11. Il résulte de tout ce qui précède que le ministre de l'intérieur et des outre-mer est fondé à soutenir que c'est à tort que, par le jugement attaqué, le tribunal administratif de Bordeaux a prononcé l'annulation de la décision du 27 février 2020 du préfet de Lot-et-Garonne.
12. Les dispositions de l'article L. 761-1 du code de justice administrative font obstacle à ce que soit mise à la charge de l'Etat, qui n'a pas la qualité de partie perdante, la somme que demande Mme D... au titre des frais engagés et non compris dans les dépens.
DÉCIDE :
Article 1er : Il n'y a plus lieu de statuer sur les conclusions de Mme D... tendant à son admission provisoire au bénéfice de l'aide juridictionnelle.
Article 2 : Le jugement du 7 juin 2022 du tribunal administratif de Bordeaux est annulé.
Article 3 : La demande présentée par Mme D... devant le tribunal administratif de Bordeaux et ses conclusions présentées devant la cour administrative d'appel de Bordeaux sont rejetées.
Article 4 : Le présent arrêt sera notifié au ministre de l'intérieur et des outre-mer et à Mme C... D....
Copie en sera adressée pour information au préfet de Lot-et-Garonne.
Délibéré après l'audience du 27 juin 2024 à laquelle siégeaient :
Mme Elisabeth Jayat, présidente,
Mme Karine Butéri, présidente-assesseure,
Mme Héloïse Pruche-Maurin, première conseillère.

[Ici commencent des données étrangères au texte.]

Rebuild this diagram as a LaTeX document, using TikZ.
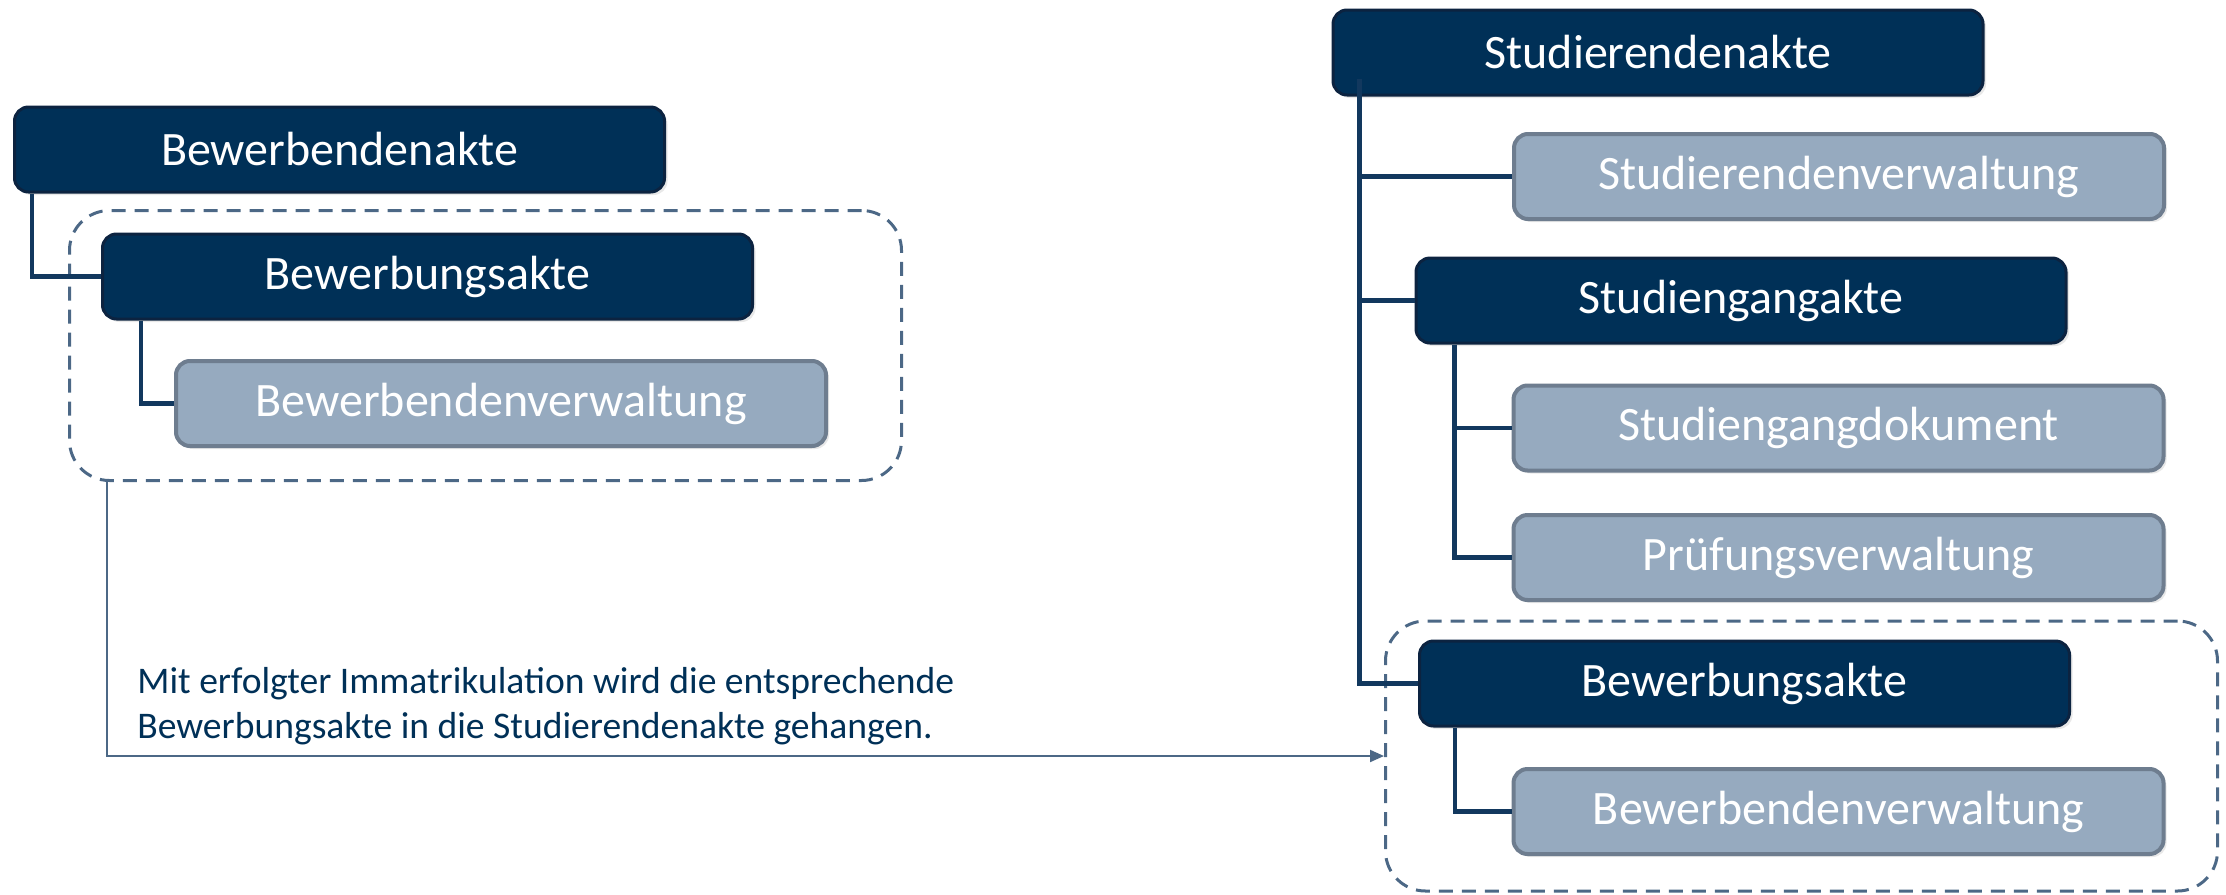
\documentclass[tikz,border=0pt]{standalone}
\usepackage{fontspec}
\setmainfont{Carlito}
\usetikzlibrary{arrows.meta,shadows}
\definecolor{navyfill}{RGB}{0,48,87}
\definecolor{navyedge}{RGB}{12,35,64}
\definecolor{lightfill}{RGB}{150,170,191}
\definecolor{lightedge}{RGB}{110,125,143}
\definecolor{conn}{RGB}{18,56,94}
\definecolor{dashc}{RGB}{76,104,134}
\definecolor{notec}{RGB}{0,48,87}
\begin{document}
\begin{tikzpicture}[x=0.5pt,y=-0.5pt,
  boxbase/.style={rectangle, rounded corners=7pt, minimum width=325pt, minimum height=42.5pt,
     text=white, font=\fontsize{24pt}{28pt}\selectfont, inner sep=0pt,
     drop shadow={shadow xshift=1.5pt, shadow yshift=-1.5pt, opacity=0.18}},
  darkbox/.style={boxbase, fill=navyfill, draw=navyedge, line width=1.5pt},
  lightbox/.style={boxbase, fill=lightfill, draw=lightedge, line width=2pt},
  groupbox/.style={rectangle, draw=dashc, line width=1.5pt, dash pattern=on 7pt off 4.5pt,
     rounded corners=20pt, minimum width=416pt, minimum height=135pt, inner sep=0pt},
  link/.style={draw=conn, line width=2.2pt},
  flow/.style={draw=dashc, line width=1pt, -{Triangle[length=7pt,width=6pt]}},
  note/.style={text=notec, font=\fontsize{18.8pt}{22.5pt}\selectfont, align=left, inner sep=0pt, anchor=north west}
]
\useasboundingbox (0,0) rectangle (2226,894);

% dashed groups
\node[groupbox] (g1) at (485.5,345.5) {};
\node[groupbox] (g2) at (1801.5,756) {};

% left tree
\node[darkbox] (bA) at (339.5,149.5) {Bewerbendenakte};
\node[darkbox] (bS1) at (427.5,276.5) {Bewerbungsakte};
\node[lightbox] (bV1) at (501,403.5) {Bewerbendenverwaltung};

% right tree
\node[darkbox] (sA) at (1658,52.5) {Studierendenakte};
\node[lightbox] (sV) at (1839,176.5) {Studierendenverwaltung};
\node[darkbox] (sG) at (1741,300.5) {Studiengangakte};
\node[lightbox] (sD) at (1838.5,428) {Studiengangdokument};
\node[lightbox] (pV) at (1838.5,557.5) {Prüfungsverwaltung};
\node[darkbox] (bS2) at (1744.5,683.5) {Bewerbungsakte};
\node[lightbox] (bV2) at (1838.5,811.5) {Bewerbendenverwaltung};

% connectors
\path[link] ([xshift=9.5pt]bA.south west) |- (bS1.west);
\path[link] ([xshift=20pt]bS1.south west) |- (bV1.west);
\path[link] ([xshift=14pt,yshift=9pt]sA.south west) |- (sV.west);
\path[link] ([xshift=14pt]sA.south west) |- (sG.west);
\path[link] ([xshift=14pt]sA.south west) |- (bS2.west);
\path[link] ([xshift=20pt]sG.south west) |- (sD.west);
\path[link] ([xshift=20pt]sG.south west) |- (pV.west);
\path[link] ([xshift=18.5pt]bS2.south west) |- (bV2.west);

% transfer arrow
\path[flow] ([xshift=19.5pt]g1.south west) |- (g2.west);
\node[note] (txt) at (137,667) {Mit erfolgter Immatrikulation wird die entsprechende\\Bewerbungsakte in die Studierendenakte gehangen.};
\end{tikzpicture}
\end{document}
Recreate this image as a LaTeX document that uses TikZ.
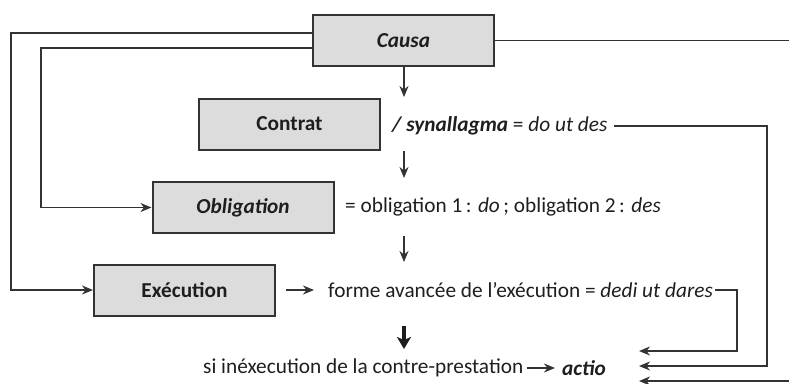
\documentclass[tikz,border=0pt]{standalone}
\usepackage{fontspec}
\setmainfont{Carlito}
\usetikzlibrary{arrows.meta}
\definecolor{boxfill}{HTML}{DCDCDC}
\definecolor{ink}{HTML}{1E1E1E}
\definecolor{wire}{HTML}{333333}
\begin{document}
\begin{tikzpicture}[x=1pt,y=-1pt,
  every node/.style={font=\fontsize{21.3}{24}\selectfont, text=ink},
  stepbox/.style={draw=wire, line width=2pt, fill=boxfill, minimum width=181pt, minimum height=51pt, inner sep=0pt},
  txt/.style={inner sep=1pt, anchor=west},
  conn/.style={draw=wire, line width=1.8pt},
  arr/.style={conn, -{Stealth[length=11pt,width=9pt,inset=3.5pt]}},
  bigarr/.style={draw=ink, line width=3.2pt, -{Stealth[length=12pt,width=14pt,inset=3pt]}}]
\useasboundingbox (0,0) rectangle (789,383);
\clip (0,0) rectangle (789,383);

% boxes
\node[stepbox] (causa) at (403.5,40.5) {\textbf{\textit{Causa}}};
\node[stepbox] (contrat) at (289.5,124) {\textbf{Contrat}};
\node[stepbox] (oblig) at (243,207.5) {\textbf{\textit{Obligation}}};
\node[stepbox] (exec) at (184.5,290) {\textbf{Exécution}};

% texts
\node[txt] (syn) at (391,126) {\textbf{\textit{/ synallagma}} = \textit{do ut des}};
\node[txt] (obl) at (344,207) {= obligation 1\,: \textit{do}\,; obligation 2\,: \textit{des}};
\node[txt] (forme) at (327,290) {forme avancée de l’exécution = \textit{dedi ut dares}};
\node[txt] (inex) at (202,368) {si inéxecution de la contre-prestation};
\node[txt] (actio) at (561,368) {\textbf{\textit{actio}}};

% coordinates for free ends
\coordinate (o1) at (11,33);
\coordinate (o2) at (41,48);
\coordinate (rc) at (800,40.5);
\coordinate (t1) at (639,351);
\coordinate (t2) at (639,366);
\coordinate (t3) at (639,381);
\coordinate (a1) at (404,97);
\coordinate (a2s) at (404,151);
\coordinate (a2e) at (404,178);
\coordinate (a3s) at (404,236);
\coordinate (a3e) at (404,262);
\coordinate (a4s) at (404,326);
\coordinate (a4e) at (404,349);

% left feedback lines
\draw[arr] (o1 -| causa.west) -- (o1) |- (exec.west);
\draw[arr] (o2 -| causa.west) -- (o2) |- (oblig.west);

% right lines to the final row
\draw[arr] (causa.east) -- (rc) |- (t3);
\draw[arr] ([xshift=5pt]syn.east) -- (767,126) |- (t2);
\draw[arr] ([xshift=1pt]forme.east) -- (737,290) |- (t1);

% vertical arrows
\draw[arr] (causa.south -| a1) -- (a1);
\draw[arr] (a2s) -- (a2e);
\draw[arr] (a3s) -- (a3e);
\draw[bigarr] (a4s) -- (a4e);

% horizontal arrows in text rows
\draw[arr] ([xshift=10pt]exec.east) -- ([xshift=-13pt]forme.west);
\draw[arr] ([xshift=2pt]inex.east) -- ([xshift=-6pt]actio.west);
\end{tikzpicture}
\end{document}
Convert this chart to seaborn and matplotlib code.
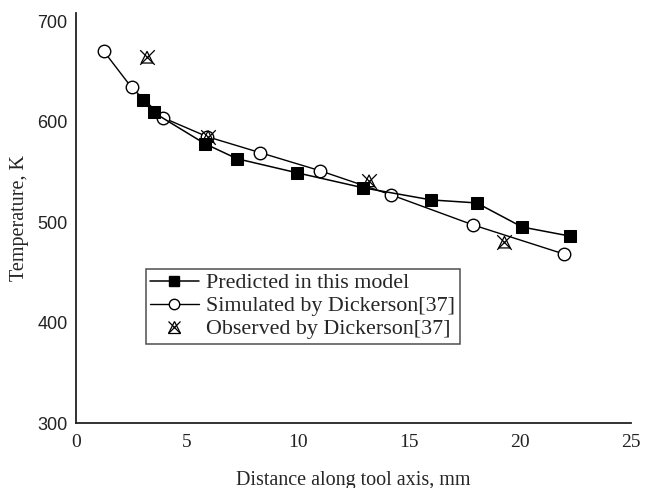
import matplotlib
matplotlib.use("Agg")
import matplotlib.pyplot as plt
import seaborn as sns
import pandas as pd
from matplotlib.lines import Line2D
from matplotlib.legend_handler import HandlerTuple

# Data
pred_x = [3.0, 3.5, 5.8, 7.25, 9.95, 12.95, 16.0, 18.05, 20.1, 22.25]
pred_y = [621, 609, 578, 563, 549, 534, 522, 519, 495, 486]
sim_x = [1.25, 2.5, 3.9, 5.9, 8.3, 11.0, 14.2, 17.9, 22.0]
sim_y = [670, 634, 604, 585, 569, 551, 527, 497, 468]
obs_x = [3.2, 5.95, 13.2, 19.3]
obs_y = [664, 585, 541, 480]

labels = ["Predicted in this model", "Simulated by Dickerson[37]", "Observed by Dickerson[37]"]
xticks = [0, 5, 10, 15, 20, 25]
yticks = [300, 400, 500, 600, 700]

sns.set_theme(style="white")
plt.rcParams["font.family"] = ["Liberation Serif", "DejaVu Serif"]

fig = plt.figure(figsize=(6.45, 4.88), dpi=100)
ax = fig.add_axes([76/645, 1 - 423/488, (631-76)/645, (423-13)/488])

pred_df = pd.DataFrame({"x": pred_x, "y": pred_y})
sim_df = pd.DataFrame({"x": sim_x, "y": sim_y})
obs_df = pd.DataFrame({"x": obs_x, "y": obs_y})

sns.lineplot(data=pred_df, x="x", y="y", ax=ax, color="black", lw=1.1,
             marker="s", markersize=8.5, markerfacecolor="black",
             markeredgecolor="black", sort=False, zorder=3)
sns.lineplot(data=sim_df, x="x", y="y", ax=ax, color="black", lw=1.0,
             marker="o", markersize=9, markerfacecolor="white",
             markeredgecolor="black", markeredgewidth=1.0, sort=False, zorder=2)
sns.scatterplot(data=obs_df, x="x", y="y", ax=ax, marker="^", s=70,
                facecolor="none", edgecolor="black", linewidth=0.9, zorder=4)
sns.scatterplot(data=obs_df, x="x", y="y", ax=ax, marker="x", s=110,
                color="black", linewidth=0.9, zorder=4)

ax.set_xlim(0, 25)
ax.set_ylim(300, 708)
ax.set_xticks(xticks)
ax.set_yticks(yticks)
ax.set_xticklabels([str(v) for v in xticks], fontsize=14, family="Liberation Serif")
ax.set_yticklabels([str(v) for v in yticks], fontsize=13, family="Liberation Sans")
ax.tick_params(direction="in", length=6, width=1.1, colors="#222222")
ax.tick_params(axis="x", pad=8)
ax.tick_params(axis="y", pad=6)
for s in ["top", "right"]:
    ax.spines[s].set_visible(False)
for s in ["left", "bottom"]:
    ax.spines[s].set_color("#222222")
    ax.spines[s].set_linewidth(1.3)

ax.set_xlabel("Distance along tool axis, mm", fontsize=14.5, labelpad=14)
ax.set_ylabel("Temperature, K", fontsize=14.5, labelpad=6)

h1 = Line2D([], [], color="black", lw=1.1, marker="s", markersize=7,
            markerfacecolor="black")
h2 = Line2D([], [], color="black", lw=1.0, marker="o", markersize=7.5,
            markerfacecolor="white", markeredgecolor="black")
h3a = Line2D([], [], ls="none", marker="^", markersize=8,
             markerfacecolor="none", markeredgecolor="black", markeredgewidth=0.9)
h3b = Line2D([], [], ls="none", marker="x", markersize=9,
             color="black", markeredgewidth=0.9)
leg = ax.legend([h1, h2, (h3a, h3b)], labels, loc="lower left",
                bbox_to_anchor=(0.126, 0.193), borderaxespad=0,
                fontsize=15.8, frameon=True, fancybox=False, handlelength=2.2,
                handletextpad=0.35, labelspacing=0.12, borderpad=0.2,
                handler_map={tuple: HandlerTuple(ndivide=1, pad=0)})
leg.get_frame().set_edgecolor("#222222")
leg.get_frame().set_linewidth(1.1)

fig.savefig("out.png", dpi=100)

Rendu public par mise à disposition au greffe le 5 juillet 2024.
La rapporteure,
Karine ButériLa présidente,
Elisabeth Jayat
La greffière,
Virginie Santana
La République mande et ordonne au ministre de l'intérieur et des outre-mer en ce qui le concerne, et à tous commissaires de justice à ce requis en ce qui concerne les voies de droit commun, contre les parties privées, de pourvoir à l'exécution de la présente décision.